----- Data lines -----
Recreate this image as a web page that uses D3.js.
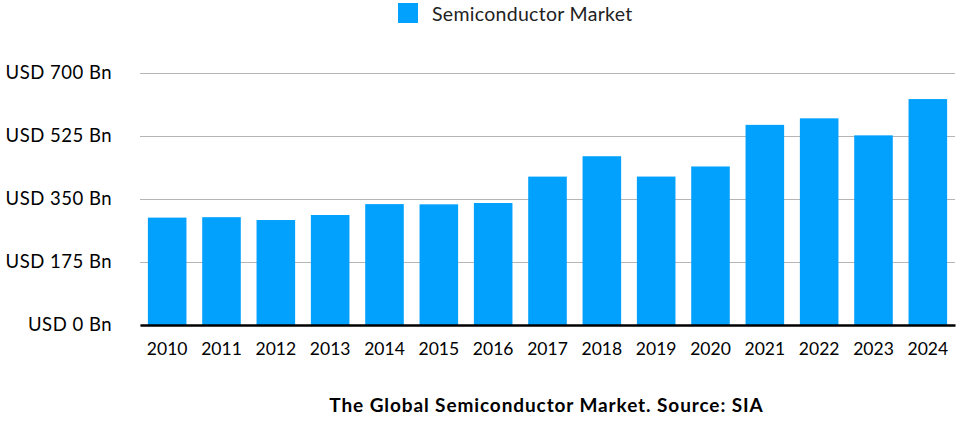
<!DOCTYPE html>
<html>
<head>
<meta charset="utf-8">
<script src="https://cdn.jsdelivr.net/npm/d3@7"></script>
<style>
  body { margin: 0; background: #fff; }
  text { font-family: Lato, "Open Sans", sans-serif; }
</style>
</head>
<body>
<script>
const years = ["2010","2011","2012","2013","2014","2015","2016","2017","2018","2019","2020","2021","2022","2023","2024"];
const market = [298.3, 299.5, 291.6, 305.6, 335.8, 335.2, 338.9, 412.2, 468.8, 412.3, 440.4, 555.9, 574.1, 526.8, 627.6];
const yTicks = [0, 175, 350, 525, 700];
const seriesName = "Semiconductor Market";
const caption = "The Global Semiconductor Market. Source: SIA";

const width = 956, height = 426;
const plotLeft = 140, plotRight = 955, plotTop = 73, plotBottom = 325;
const barColor = "#03a1fe";

const svg = d3.select("body")
        .append("svg")
        .attr("width", width)
        .attr("height", height);

const x = d3.scaleBand()
        .domain(years)
        .range([plotLeft, plotRight])
        .paddingInner(0.29)
        .paddingOuter(0.145);

const y = d3.scaleLinear()
        .domain([0, 700])
        .range([plotBottom, plotTop]);

// gridlines + y labels
const yAxis = d3.axisLeft(y)
        .tickValues(yTicks)
        .tickSize(-(plotRight - plotLeft))
        .tickPadding(28)
        .tickFormat(d => "USD " + d + " Bn");

svg.append("g")
        .attr("transform", "translate(" + plotLeft + ",0)")
        .call(yAxis)
        .call(g => g.select(".domain").remove())
        .call(g => g.selectAll(".tick line").attr("stroke", "#b5b5b5").attr("stroke-width", 1))
        .call(g => g.selectAll(".tick text")
                .attr("fill", "#000")
                .attr("font-size", 18.5)
                .attr("letter-spacing", 0.5)
                .attr("font-family", "Lato, sans-serif"));

svg.selectAll("rect.bar")
        .data(years)
        .enter()
        .append("rect")
        .attr("class", "bar")
        .attr("x", d => x(d))
        .attr("width", x.bandwidth())
        .attr("y", (d, i) => y(market[i]))
        .attr("height", (d, i) => y(0) - y(market[i]))
        .attr("fill", barColor);

// x axis
const xAxis = d3.axisBottom(x)
        .tickSize(0)
        .tickPadding(18);

svg.append("g")
        .attr("transform", "translate(0," + y(0) + ")")
        .call(xAxis)
        .call(g => g.select(".domain").attr("stroke", "#000").attr("stroke-width", 2.5))
        .call(g => g.selectAll(".tick text")
                .attr("fill", "#000")
                .attr("font-size", 17.5)
                .attr("font-family", "Lato, sans-serif"));

// legend
const legend = svg.append("g");
legend.append("rect")
        .attr("x", 398)
        .attr("y", 3)
        .attr("width", 20)
        .attr("height", 20)
        .attr("fill", barColor);
legend.append("text")
        .attr("x", 432)
        .attr("y", 20.5)
        .attr("font-size", 19.5)
        .attr("letter-spacing", 0.3)
        .attr("fill", "#222")
        .text(seriesName);

// caption
svg.append("text")
        .attr("x", (plotLeft + plotRight) / 2 - 1)
        .attr("y", 412)
        .attr("text-anchor", "middle")
        .attr("font-size", 19)
        .attr("letter-spacing", 0.9)
        .attr("font-weight", "bold")
        .attr("fill", "#000")
        .text(caption);
</script>
</body>
</html>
-----
Exercise task. Write out the whole listing again, exactly, with no pictures.

Finished exercise.
Recreate this image as a web page that uses D3.js.
<!DOCTYPE html>
<html>
<head>
<meta charset="utf-8">
<script src="https://cdn.jsdelivr.net/npm/d3@7"></script>
<style>
  body { margin: 0; background: #fff; }
  text { font-family: Lato, "Open Sans", sans-serif; }
</style>
</head>
<body>
<script>
const years = ["2010","2011","2012","2013","2014","2015","2016","2017","2018","2019","2020","2021","2022","2023","2024"];
const market = [298.3, 299.5, 291.6, 305.6, 335.8, 335.2, 338.9, 412.2, 468.8, 412.3, 440.4, 555.9, 574.1, 526.8, 627.6];
const yTicks = [0, 175, 350, 525, 700];
const seriesName = "Semiconductor Market";
const caption = "The Global Semiconductor Market. Source: SIA";

const width = 956, height = 426;
const plotLeft = 140, plotRight = 955, plotTop = 73, plotBottom = 325;
const barColor = "#03a1fe";

const svg = d3.select("body")
        .append("svg")
        .attr("width", width)
        .attr("height", height);

const x = d3.scaleBand()
        .domain(years)
        .range([plotLeft, plotRight])
        .paddingInner(0.29)
        .paddingOuter(0.145);

const y = d3.scaleLinear()
        .domain([0, 700])
        .range([plotBottom, plotTop]);

// gridlines + y labels
const yAxis = d3.axisLeft(y)
        .tickValues(yTicks)
        .tickSize(-(plotRight - plotLeft))
        .tickPadding(28)
        .tickFormat(d => "USD " + d + " Bn");

svg.append("g")
        .attr("transform", "translate(" + plotLeft + ",0)")
        .call(yAxis)
        .call(g => g.select(".domain").remove())
        .call(g => g.selectAll(".tick line").attr("stroke", "#b5b5b5").attr("stroke-width", 1))
        .call(g => g.selectAll(".tick text")
                .attr("fill", "#000")
                .attr("font-size", 18.5)
                .attr("letter-spacing", 0.5)
                .attr("font-family", "Lato, sans-serif"));

svg.selectAll("rect.bar")
        .data(years)
        .enter()
        .append("rect")
        .attr("class", "bar")
        .attr("x", d => x(d))
        .attr("width", x.bandwidth())
        .attr("y", (d, i) => y(market[i]))
        .attr("height", (d, i) => y(0) - y(market[i]))
        .attr("fill", barColor);

// x axis
const xAxis = d3.axisBottom(x)
        .tickSize(0)
        .tickPadding(18);

svg.append("g")
        .attr("transform", "translate(0," + y(0) + ")")
        .call(xAxis)
        .call(g => g.select(".domain").attr("stroke", "#000").attr("stroke-width", 2.5))
        .call(g => g.selectAll(".tick text")
                .attr("fill", "#000")
                .attr("font-size", 17.5)
                .attr("font-family", "Lato, sans-serif"));

// legend
const legend = svg.append("g");
legend.append("rect")
        .attr("x", 398)
        .attr("y", 3)
        .attr("width", 20)
        .attr("height", 20)
        .attr("fill", barColor);
legend.append("text")
        .attr("x", 432)
        .attr("y", 20.5)
        .attr("font-size", 19.5)
        .attr("letter-spacing", 0.3)
        .attr("fill", "#222")
        .text(seriesName);

// caption
svg.append("text")
        .attr("x", (plotLeft + plotRight) / 2 - 1)
        .attr("y", 412)
        .attr("text-anchor", "middle")
        .attr("font-size", 19)
        .attr("letter-spacing", 0.9)
        .attr("font-weight", "bold")
        .attr("fill", "#000")
        .text(caption);
</script>
</body>
</html>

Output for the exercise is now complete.